For the longest time, I did not like scones. I thought they were quite boring compared to fluffy muffins and buttery pastries. Coffee shop scones often resemble heavy, dry hockey pucks. These scones are different. And although they are simple, there is nothing borning about them.

Because this recipe uses heavy cream instead of butter, there is no need to whip out the food processor, or crumble butter with your fingers. With a quick stir of a fork, the scones are nearly done. They go into the oven looking like sad, little bricks, yet emerge as lofty scones with a sweet, golden crust.

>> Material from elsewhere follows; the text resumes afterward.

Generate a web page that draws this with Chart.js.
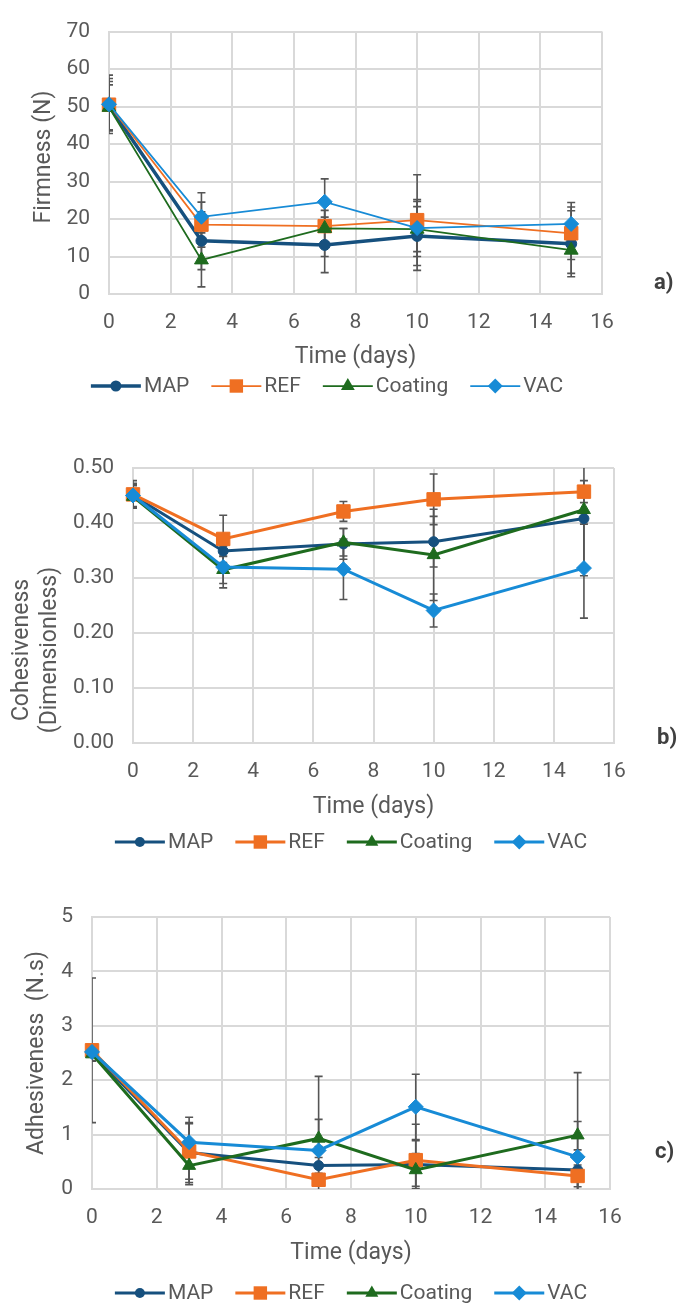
<!DOCTYPE html>
<html lang="en">
<head>
<meta charset="UTF-8">
<title>Firmness, cohesiveness and adhesiveness over storage time</title>
<style>
  body { margin: 0; background: #fff; }
  #wrap { position: relative; width: 678px; height: 1305px; overflow: hidden; }
  canvas { position: absolute; left: 0; }
</style>
</head>
<body>
<div id="wrap">
  <canvas id="chartA" width="678" height="420" style="top:0"></canvas>
  <canvas id="chartB" width="678" height="450" style="top:420px"></canvas>
  <canvas id="chartC" width="678" height="435" style="top:870px"></canvas>
</div>
<script src="https://cdn.jsdelivr.net/npm/chart.js"></script>
<script>
const days = [0, 3, 7, 10, 15];
const seriesNames = ['MAP', 'REF', 'Coating', 'VAC'];
const seriesColors = ['#16507e', '#ef6f22', '#1e6b1e', '#178bd6'];
const seriesMarkers = ['circle', 'rect', 'triangle', 'rectRot'];

// a) Firmness (N)
const firmMAP     = [50.2, 14.2, 13.1, 15.5, 13.4];
const firmREF     = [50.5, 18.5, 18.1, 19.7, 16.2];
const firmCoating = [49.8,  9.1, 17.5, 17.3, 11.7];
const firmVAC     = [50.6, 20.6, 24.6, 17.6, 18.7];
const firmMAPErr     = [6.5, 7.7, 7.4, 9.2, 8.8];
const firmREFErr     = [7.0, 6.0, 4.2, 12.1, 7.0];
const firmCoatingErr = [6.0, 7.2, 7.5, 6.0, 6.2];
const firmVACErr     = [7.8, 6.4, 6.1, 7.6, 5.7];

// b) Cohesiveness (dimensionless)
const cohMAP     = [0.450, 0.349, 0.362, 0.366, 0.408];
const cohREF     = [0.452, 0.371, 0.421, 0.443, 0.457];
const cohCoating = [0.448, 0.315, 0.365, 0.342, 0.424];
const cohVAC     = [0.450, 0.320, 0.316, 0.241, 0.318];
const cohMAPErr     = [0.020, 0.010, 0.028, 0.046, 0.010];
const cohREFErr     = [0.025, 0.043, 0.018, 0.046, 0.020];
const cohCoatingErr = [0.020, 0.025, 0.025, 0.083, 0.120];
const cohVACErr     = [0.022, 0.038, 0.055, 0.030, 0.091];

// c) Adhesiveness (N.s)
const adhMAP     = [2.50, 0.67, 0.43, 0.45, 0.35];
const adhREF     = [2.55, 0.69, 0.17, 0.53, 0.24];
const adhCoating = [2.48, 0.43, 0.93, 0.35, 0.99];
const adhVAC     = [2.52, 0.86, 0.71, 1.51, 0.59];
const adhMAPErr     = [0.15, 0.55, 0.35, 0.44, 0.37];
const adhREFErr     = [1.33, 0.51, 0.12, 0.66, 0.20];
const adhCoatingErr = [0.12, 0.35, 0.35, 0.30, 1.15];
const adhVACErr     = [0.10, 0.46, 1.36, 0.60, 0.65];

const FONT = 'Roboto, "Liberation Sans", sans-serif';
const TEXT = '#595959';
const GRID = '#d9d9d9';
const TICK_SIZE = 21;
const TITLE_SIZE = 23;

function toPoints(vals) {
  return days.map((d, i) => ({ x: d, y: vals[i] }));
}

// vertical error bars, clipped to the plot area like Excel does
const errorBars = {
  id: 'errorBars',
  beforeDatasetsDraw(chart) {
    const { ctx, chartArea: a, scales: { x, y } } = chart;
    ctx.save();
    ctx.beginPath();
    ctx.rect(a.left, a.top, a.right - a.left, a.bottom - a.top);
    ctx.clip();
    ctx.strokeStyle = '#555555';
    ctx.lineWidth = 1.6;
    chart.data.datasets.forEach(ds => {
      ds.errors.forEach((e, i) => {
        const px = x.getPixelForValue(ds.data[i].x);
        const hi = y.getPixelForValue(ds.data[i].y + e);
        const lo = y.getPixelForValue(ds.data[i].y - e);
        ctx.beginPath();
        ctx.moveTo(px, hi); ctx.lineTo(px, lo);
        ctx.moveTo(px - 4, hi); ctx.lineTo(px + 4, hi);
        ctx.moveTo(px - 4, lo); ctx.lineTo(px + 4, lo);
        ctx.stroke();
      });
    });
    ctx.restore();
  }
};

function drawMarker(ctx, style, r, x, y) {
  ctx.beginPath();
  if (style === 'circle') {
    ctx.arc(x, y, r, 0, Math.PI * 2);
  } else if (style === 'rect') {
    const s = r * Math.SQRT1_2;
    ctx.rect(x - s, y - s, 2 * s, 2 * s);
  } else if (style === 'triangle') {
    ctx.moveTo(x, y - r);
    ctx.lineTo(x + r * 0.866, y + r * 0.5);
    ctx.lineTo(x - r * 0.866, y + r * 0.5);
    ctx.closePath();
  } else {
    ctx.moveTo(x, y - r); ctx.lineTo(x + r, y);
    ctx.lineTo(x, y + r); ctx.lineTo(x - r, y);
    ctx.closePath();
  }
  ctx.fill();
}

// y title, legend under the chart and the panel letter
const extras = {
  id: 'extras',
  afterDraw(chart, args, o) {
    const ctx = chart.ctx;
    ctx.save();
    ctx.fillStyle = TEXT;
    ctx.font = `${TITLE_SIZE}px ${FONT}`;
    ctx.textAlign = 'center';
    ctx.textBaseline = 'middle';
    o.yTitle.forEach((line, i) => {
      ctx.save();
      ctx.translate(o.yTitleX[i], o.yTitleY);
      ctx.rotate(-Math.PI / 2);
      ctx.fillText(line, 0, 0);
      ctx.restore();
    });

    ctx.font = `${TICK_SIZE}px ${FONT}`;
    ctx.textAlign = 'left';
    const dss = chart.data.datasets;
    const widths = dss.map(ds => ctx.measureText(ds.label).width);
    const total = widths.reduce((s, w) => s + 50 + 3 + w, 0) + 22 * (dss.length - 1);
    let x = o.legendX - total / 2;
    const y = o.legendY;
    dss.forEach((ds, i) => {
      ctx.strokeStyle = ds.borderColor;
      ctx.lineWidth = ds.borderWidth;
      ctx.beginPath();
      ctx.moveTo(x, y); ctx.lineTo(x + 50, y);
      ctx.stroke();
      ctx.fillStyle = ds.backgroundColor;
      drawMarker(ctx, ds.pointStyle, ds.pointRadius, x + 25, y);
      ctx.fillStyle = TEXT;
      ctx.fillText(ds.label, x + 53, y + 1);
      x += 50 + 3 + widths[i] + 22;
    });

    ctx.font = `bold 22px ${FONT}`;
    ctx.fillStyle = '#404040';
    ctx.fillText(o.panel, o.panelX, o.panelY);
    ctx.restore();
  }
};

function makeChart(id, cfg) {
  const H = cfg.height;
  const titleLH = TITLE_SIZE * 1.2;
  return new Chart(document.getElementById(id), {
    type: 'line',
    data: {
      datasets: cfg.series.map((vals, k) => ({
        label: seriesNames[k],
        data: toPoints(vals),
        errors: cfg.errors[k],
        borderColor: seriesColors[k],
        backgroundColor: seriesColors[k],
        borderWidth: cfg.lineWidths[k],
        pointStyle: seriesMarkers[k],
        pointRadius: cfg.markerSizes[k],
        pointBorderWidth: 1,
        order: 4 - k,
        clip: false,
        tension: 0
      }))
    },
    options: {
      responsive: false,
      animation: false,
      devicePixelRatio: 1,
      layout: { padding: { top: cfg.plotTop, right: 678 - cfg.plotRight, left: 0, bottom: 0 } },
      plugins: {
        legend: { display: false },
        tooltip: { enabled: false },
        extras: cfg.extras
      },
      scales: {
        x: {
          type: 'linear', min: 0, max: 16,
          ticks: { stepSize: 2, padding: 16, color: TEXT, font: { family: FONT, size: TICK_SIZE } },
          grid: { color: GRID, lineWidth: 2, drawTicks: false },
          border: { color: GRID, width: 2 },
          title: {
            display: true, text: 'Time (days)', color: TEXT,
            font: { family: FONT, size: TITLE_SIZE },
            padding: { top: 0, bottom: H - cfg.xTitleY - titleLH / 2 }
          },
          afterFit: s => { s.height = H - cfg.plotBottom; }
        },
        y: {
          min: 0, max: cfg.yMax,
          ticks: { stepSize: cfg.yStep, padding: 19, color: TEXT, font: { family: FONT, size: TICK_SIZE }, callback: cfg.yFormat },
          grid: { color: GRID, lineWidth: 2, drawTicks: false },
          border: { color: GRID, width: 2 },
          afterFit: s => { s.width = cfg.plotLeft; }
        }
      }
    },
    plugins: [errorBars, extras]
  });
}

makeChart('chartA', {
  height: 420, plotTop: 20, plotBottom: 294, plotLeft: 109, plotRight: 602, xTitleY: 357,
  yMax: 70, yStep: 10, yFormat: v => v,
  series: [firmMAP, firmREF, firmCoating, firmVAC],
  errors: [firmMAPErr, firmREFErr, firmCoatingErr, firmVACErr],
  lineWidths: [3.5, 1.75, 1.75, 1.75],
  markerSizes: [5.5, 9.5, 8, 7.5],
  extras: { yTitle: ['Firmness (N)'], yTitleX: [44], yTitleY: 157, legendX: 327, legendY: 386,
            panel: 'a)', panelX: 654, panelY: 283 }
});

makeChart('chartB', {
  height: 450, plotTop: 48, plotBottom: 323, plotLeft: 133, plotRight: 614, xTitleY: 387,
  yMax: 0.5, yStep: 0.1, yFormat: v => v.toFixed(2),
  series: [cohMAP, cohREF, cohCoating, cohVAC],
  errors: [cohMAPErr, cohREFErr, cohCoatingErr, cohVACErr],
  lineWidths: [3, 3, 3, 3],
  markerSizes: [5, 9.5, 7.5, 7.5],
  extras: { yTitle: ['Cohesiveness', '(Dimensionless)'], yTitleX: [22, 50], yTitleY: 230, legendX: 351, legendY: 422,
            panel: 'b)', panelX: 657, panelY: 318 }
});

makeChart('chartC', {
  height: 435, plotTop: 47, plotBottom: 319, plotLeft: 92, plotRight: 610, xTitleY: 383,
  yMax: 5, yStep: 1, yFormat: v => v,
  series: [adhMAP, adhREF, adhCoating, adhVAC],
  errors: [adhMAPErr, adhREFErr, adhCoatingErr, adhVACErr],
  lineWidths: [3, 3, 3, 3],
  markerSizes: [5, 9.5, 7.5, 7.5],
  extras: { yTitle: ['Adhesiveness  (N.s)'], yTitleX: [37], yTitleY: 183, legendX: 351, legendY: 423,
            panel: 'c)', panelX: 655, panelY: 282 }
});
</script>
</body>
</html>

Hot from the oven, these scones melt in your mouth. I left mine plain, simply brushing them with melted butter. They would be wonderful sprinkled with raw sugar for some added crunch, or with dried fruits, nuts, or chocolate mixed into the dough. My family is not a fan of the traditional raisins and currents, but I think that dried blueberries or apricots would be a hit.

Of course, these go wonderfully with your favorite jam or honey — and they reheat beautifully.

What do you like in your scones?

With love,
Erica

Makes 12 scones (recipe halves nicely)

Ingredients
2 cups all-purpose flour
1 Tbsp. baking powder
1/2 tsp. salt
1/4 c. sugar1
1 1/4 c. heavy cream (perhaps a bit more)
optional: 3/4 c. dried fruit, nuts, or chocolate chips

Glaze
3 Tbsp. butter, melted
2 Tbsp. sugar
Preheat the oven to 425 degrees F. Use an ungreased baking sheet.
Combine
the flour, baking powder, salt, and sugar in a bowl, stirring with a
fork to mix well. Add the dried fruit. Still using a fork, stir in the
cream and mix until the dough holds together in a rough mass (the dough
will be quite sticky; drizzle in a bit more cream if it seems too dry).
Lightly
flour a board and transfer the dough to it. Knead the dough eight or
nine times. Pat into a circle about 10 inches round. For the glaze,
spread the butter over the top and sides of the circle of dough and
sprinkle the sugar on top. Cut the circle into 12 wedges and place each
piece on the baking sheet, allowing about an inch between pieces.
Bake for about 15 minutes, or until golden brown.